Dean Baker ridicules how our timidly our media is handling Republican denier politicians, in what will probably grow to become the biggest media story of this century: Climate Change and its many faceted repercussions.
Dean Baker is the Co-director, CEPR (The Center for Economic and Policy Research)
Treating Global Warming Denialism Like a Sex Scandal
By Dean Baker
Most people don't spend their days enmeshed in policy issues; they have jobs and lives. They rely on the media to let them know what is important. Unfortunately, this has generally not meant much coverage of global warming. The media have largely treated global warming as sort of a sidebar of interest to a narrow clientele, kind of like sailboat races.
Contrast the coverage of global warming with the near wall-to-wall coverage of Ebola back in the fall of 2014, a disease that infected a total of three people in the United States. Or, take the current coverage of ISIS. If we envision a worst case scenario for ISIS, there are probably several thousand times as many lives being put at risk by global warming than will ever be threatened by ISIS.
We got an excellent display of the media's ability to ignore global warming in the two presidential debates that took place immediately after the Paris climate talks.

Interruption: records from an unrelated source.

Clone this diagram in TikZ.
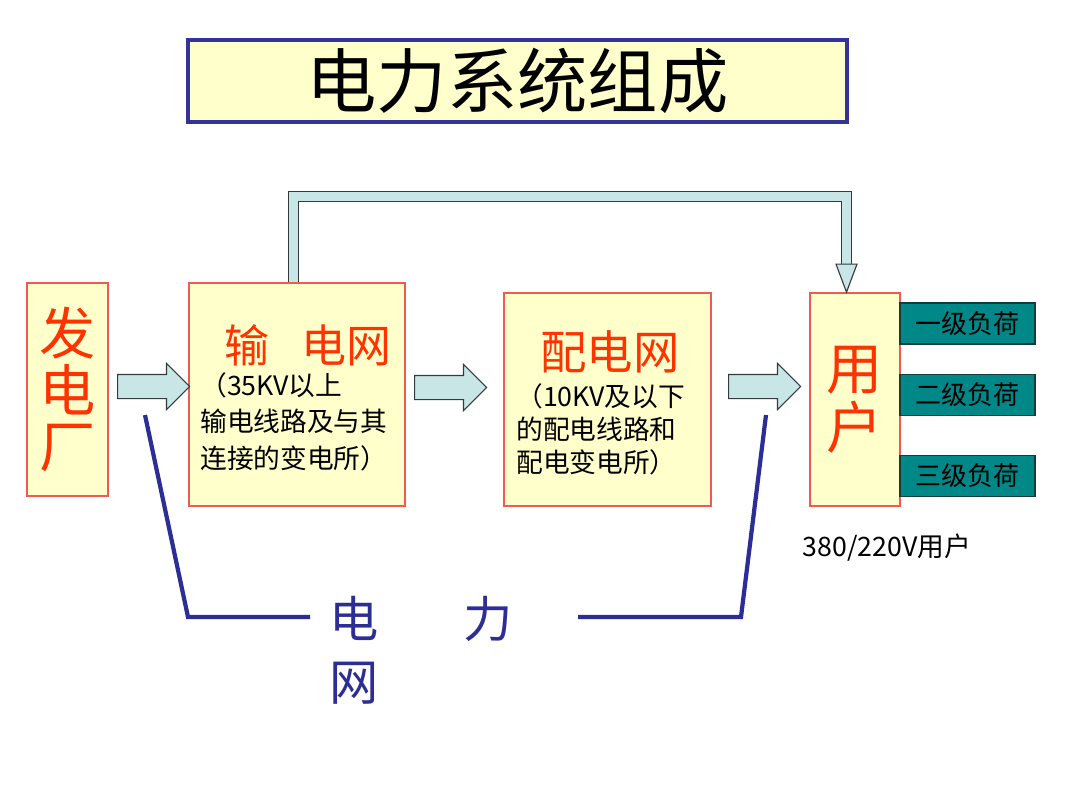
\documentclass[tikz,border=0pt]{standalone}
\usepackage{fontspec}
\setmainfont{Noto Sans CJK SC}
\usetikzlibrary{shapes.arrows, calc}
\definecolor{paleyellow}{RGB}{255, 255, 204}
\definecolor{titleblue}{RGB}{51, 51, 153}
\definecolor{boxred}{RGB}{240, 90, 80}
\definecolor{titlered}{RGB}{255, 51, 0}
\definecolor{loadteal}{RGB}{0, 136, 136}
\definecolor{loadedge}{RGB}{20, 60, 60}
\definecolor{arrowfill}{RGB}{200, 230, 230}
\definecolor{arrowedge}{RGB}{50, 60, 60}
\definecolor{netblue}{RGB}{45, 45, 150}
\newcommand{\pxu}{0.025cm}

\begin{document}
\begin{tikzpicture}[x=\pxu, y=-\pxu,
    box/.style={draw=boxred, fill=paleyellow, line width=1.2pt, inner sep=0pt},
    subtext/.style={align=left, inner sep=0pt, anchor=west},
    load/.style={draw=loadedge, fill=loadteal, line width=1pt, minimum width=135*\pxu, minimum height=41*\pxu, font=\fontsize{18.5}{20}\selectfont},
    blockarrow/.style={single arrow, draw=arrowedge, fill=arrowfill, line width=0.8pt, inner xsep=0pt, inner ysep=11.5*\pxu, single arrow head extend=11*\pxu, minimum height=72*\pxu, anchor=tail},
    gridline/.style={draw=netblue, line width=3pt}]
  \useasboundingbox (0,0) rectangle (1080,810);

  % Title
  \node[draw=titleblue, fill=paleyellow, line width=3.5*\pxu, minimum width=659*\pxu, minimum height=82*\pxu, font=\fontsize{50}{50}\selectfont] (ttl) at (517.5, 81) {电力系统组成};

  % Power plant
  \node[box, minimum width=81*\pxu, minimum height=213*\pxu, text=titlered, align=center, font=\fontsize{40}{40}\selectfont] (fdc) at (67.5, 389.5) {发\\电\\厂};

  % Transmission network
  \node[box, minimum width=216*\pxu, minimum height=223*\pxu] (scw) at (297, 394.5) {};
  \node[text=titlered, inner sep=0pt, font=\fontsize{32}{32}\selectfont] (scwt) at (308, 345) {输\hspace{0.8cm}电网};
  \node[subtext, font=\fontsize{19}{26}\selectfont] (scws) at (200, 421.5) {（35KV以上\\输电线路及与其\\连接的变电所）};

  % Distribution network
  \node[box, minimum width=207*\pxu, minimum height=213*\pxu] (pdw) at (607.5, 399.5) {};
  \node[text=titlered, inner sep=0pt, font=\fontsize{33}{33}\selectfont] (pdwt) at (610, 352) {配电网};
  \node[subtext, font=\fontsize{19}{23.5}\selectfont] (pdws) at (516, 429) {（10KV及以下\\的配电线路和\\配电变电所）};

  % Users
  \node[box, minimum width=90*\pxu, minimum height=213*\pxu, text=titlered, align=center, font=\fontsize{40}{42}\selectfont] (yh) at (855, 399.5) {用\\户};
  \node[load] (ld1) at (967.5, 323.5) {一级负荷};
  \node[load] (ld2) at (967.5, 395) {二级负荷};
  \node[load] (ld3) at (967.5, 476) {三级负荷};
  \node[inner sep=0pt, font=\fontsize{19}{19}\selectfont] (yhv) at (887, 548) {380/220V用户};

  % Block arrows
  \node[blockarrow] (a1) at (117, 386.5) {};
  \node[blockarrow] (a2) at (414, 387.5) {};
  \node[blockarrow] (a3) at (728, 386.5) {};

  % Direct feed from transmission to users
  \coordinate (tip) at ([xshift=-8.5*\pxu]yh.north);
  \draw[draw=arrowfill, line width=9*\pxu, preaction={draw=arrowedge, line width=11*\pxu}]
    ([xshift=-3.5*\pxu]scw.north) -- ++(0,-86) -| ([yshift=28*\pxu]tip);
  \draw[fill=arrowfill, draw=arrowedge, line width=0.8pt] ($(tip)+(-10.5,-28)$) -- ($(tip)+(10.5,-28)$) -- (tip) -- cycle;

  % Power grid bracket
  \draw[gridline] (145, 415) -- (188, 617) -- (310, 617);
  \draw[gridline] (578, 617) -- (741, 617) -- (766, 415);
  \node[text=netblue, align=left, inner sep=0pt, font=\fontsize{35}{45}\selectfont] (dlw) at (421, 650) {电\hspace{2.1cm}力\\网};
\end{tikzpicture}
\end{document}
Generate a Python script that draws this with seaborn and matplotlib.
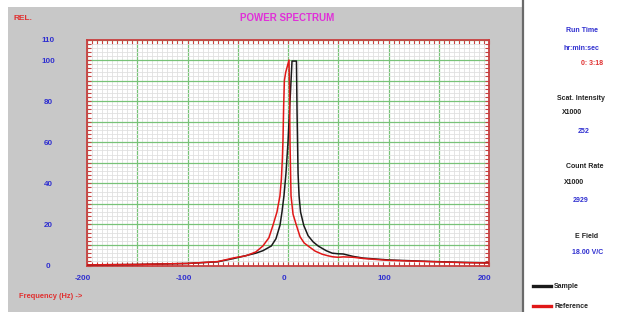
import numpy as np
import pandas as pd
import matplotlib
matplotlib.use("Agg")
import matplotlib.pyplot as plt
from matplotlib.patches import Rectangle
from matplotlib.lines import Line2D
from matplotlib import font_manager
from matplotlib.transforms import ScaledTranslation
import seaborn as sns

# ---- data ----
freq_sample = [-200, -150, -100, -70, -55, -42, -32, -25, -16.6, -12, -8, -6, -4, -2, 0, 2, 4,
               8.4, 9, 10, 11, 12.5, 15.7, 20, 25, 30, 38, 44, 50, 55, 65, 75, 100, 140, 175, 200]
value_sample = [0.3, 0.5, 1.0, 1.8, 3.3, 4.8, 6.0, 7.2, 9.5, 13, 19.5, 26, 34, 45, 60, 80, 99.5,
                99.5, 75, 45, 34, 26, 19.5, 14.5, 11.5, 9.5, 7.2, 6.0, 5.7, 5.6, 4.4, 3.6, 2.7,
                2.0, 1.5, 1.3]

freq_reference = [-200, -150, -100, -70, -53, -42, -32, -25, -19, -15, -11, -8, -6.6, -5.6, -5,
                  -4.3, -3.6, -2.3, 1, 1.5, 2, 3, 5, 8.4, 12, 16, 20, 27, 34, 40, 45, 50,
                  55, 65, 75, 100, 140, 175, 200]
value_reference = [0.3, 0.5, 1.0, 1.9, 3.8, 4.7, 6.6, 9.5, 13.5, 19.5, 26, 34, 42, 52, 61,
                   78, 90, 94, 100, 85, 60, 34, 25, 19.5, 14, 11, 9.5, 7.0, 5.5, 4.7, 4.2, 4.0,
                   4.2, 4.0, 3.4, 2.5, 1.9, 1.4, 1.2]

series_names = ["Sample", "Reference"]
x_tick_labels = ["-200", "-100", "0", "100", "200"]
y_tick_labels = ["0", "20", "40", "60", "80", "100", "110"]

panel_labels = [("Run Time", "blue"), ("hr:min:sec", "blue"), ("0: 3:18", "red"),
                ("Scat. Intensity", "black"), ("X1000", "black"), ("252", "blue"),
                ("Count Rate", "black"), ("X1000", "black"), ("2929", "blue"),
                ("E Field", "black"), ("18.00 V/C", "blue")]

# ---- fonts ----
available = {f.name for f in font_manager.fontManager.ttflist}
REG = "Liberation Sans" if "Liberation Sans" in available else "DejaVu Sans"

# ---- build the frame ----
df = pd.concat([
    pd.DataFrame({"freq": freq_sample, "value": value_sample, "series": series_names[0]}),
    pd.DataFrame({"freq": freq_reference, "value": value_reference, "series": series_names[1]}),
], ignore_index=True)

W, H = 625, 312
fig = plt.figure(figsize=(W / 100, H / 100), dpi=100)
fig.patch.set_facecolor("white")

def fx(px):
    return px / W

def fy(py):
    return 1 - py / H

# grey panel and separator (behind the axes)
fig.patches.append(Rectangle((fx(8), 0), fx(522) - fx(8), fy(7), transform=fig.transFigure,
                             facecolor="#c8c8c8", edgecolor="none", zorder=-5))
fig.lines.append(Line2D([fx(522.5), fx(522.5)], [0, 1], transform=fig.transFigure,
                        color="#6a6a6a", lw=1.6, zorder=-4))

ax = fig.add_axes([fx(87), fy(265.5), fx(489) - fx(87), fy(39.5) - fy(265.5)])
ax.set_zorder(1)
ax.set_facecolor("white")

palette = {"Sample": "#1a1a1a", "Reference": "#e01818"}
sns.lineplot(data=df, x="freq", y="value", hue="series", palette=palette,
             estimator=None, sort=False, lw=1.1, ax=ax, legend=True, zorder=5)

ax.set_xlim(-200, 200)
ax.set_ylim(0, 110)

blue = "#2f2fd0"
ax.set_xticks(np.arange(-200, 201, 50))
ax.set_xticklabels([lab if lab in x_tick_labels else "" for lab in
                    [str(v) for v in np.arange(-200, 201, 50)]])
ax.set_yticks(np.arange(0, 111, 10))
ax.set_yticklabels([lab if lab in y_tick_labels else "" for lab in
                    [str(v) for v in np.arange(0, 111, 10)]])
ax.set_xticks(np.arange(-200, 201, 5), minor=True)
ax.set_yticks(np.arange(0, 111, 2), minor=True)

ax.grid(which="minor", color="#e0e0e0", lw=0.6, zorder=0)
ax.grid(which="major", color="#78c278", lw=0.9, zorder=1)
ax.set_axisbelow(True)

ax.tick_params(which="both", direction="in", color="#c84040", length=3, width=0.8,
               top=True, right=True, bottom=True, left=True)
ax.tick_params(axis="x", which="major", pad=7, labelsize=5.8, labelcolor=blue)
ax.tick_params(axis="y", which="major", pad=28, labelsize=5.8, labelcolor=blue)
shift = ScaledTranslation(-4 / 100, 0, fig.dpi_scale_trans)
for lab in ax.get_xticklabels():
    lab.set_fontweight("bold")
    lab.set_fontfamily(REG)
    lab.set_transform(lab.get_transform() + shift)
for lab in ax.get_yticklabels():
    lab.set_fontweight("bold")
    lab.set_fontfamily(REG)
    lab.set_horizontalalignment("center")

for sp in ax.spines.values():
    sp.set_color("#c84040")
    sp.set_linewidth(1.3)

ax.set_xlabel("")
ax.set_ylabel("")

# legend in the right panel
handles, labels = ax.get_legend_handles_labels()
ax.legend_.remove()
leg = fig.legend(handles, labels, loc="upper left",
                 bbox_to_anchor=(fx(527), fy(277)),
                 frameon=False, prop={"family": REG, "weight": "bold", "size": 5},
                 handlelength=2.6, handletextpad=0.4, labelspacing=1.9)
for line in leg.get_lines():
    line.set_linewidth(2.4)
for t in leg.get_texts():
    t.set_color("#222222")

# header and axis texts
fig.text(fx(13), fy(18), "REL.", color="#e03030", fontsize=6, fontweight="bold",
         family=REG, ha="left", va="center")
fig.text(fx(287), fy(18), "POWER SPECTRUM", color="#e030d8", fontsize=7, fontweight="bold",
         family=REG, ha="center", va="center")
fig.text(fx(19), fy(296), "Frequency (Hz) ->", color="#e03030", fontsize=5.4, fontweight="bold",
         family=REG, ha="left", va="center")

# right panel
color_map = {"blue": blue, "red": "#e03030", "black": "#222222"}
positions = [(582, 31), (581, 48), (592, 63.5), (581, 99), (572, 113), (584, 131),
             (585, 166.5), (574, 182.5), (581, 200), (587, 236.5), (588, 253)]
for (txt, c), (px, py) in zip(panel_labels, positions):
    fig.text(fx(px), fy(py), txt, color=color_map[c], fontsize=5.0, fontweight="bold",
             family=REG, ha="center", va="center")

fig.savefig("out.png", dpi=100)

There was not a single question on global warming in either party's debate.
Part of the reason for ignoring the issue likely stems from the fact that one party insists that global warming is not happening, or at least that humans are not causing it. It is a basic tenet of the Republican Party that global warming is not an area for public policy.
If the point of not being a scientist is that they lack expertise on the topic, that's fine. Their responsibility is to find someone with expertise they can rely upon.
This means that the logical next step for a reporter being told by a Republican politician that they are not a scientist is to ask which scientists they are turning to for expertise on global warming. And, if they can't answer the question today, then the question should be asked again tomorrow and the next day and the next day.
And, the same question should be constantly posed to their staff. The public should know when Senate Majority Leader Mitch McConnell and House Speaker Paul Ryan, as well as all the leading Republican presidential candidates, have something to say on global warming. Every day that passes without a clear answer should intensify the scandal of one of the country's major parties ducking what could well be the most important issue of the century.
Letting politicians escape accountability, by letting denier politicians move on without answering these difficult follow up questions on which experts are advising them (since many explicitly point out their own lack of expertise) is a glaring omission that should make their readers wonder what else these media sources are allowing to go unanswered on a very critical issue.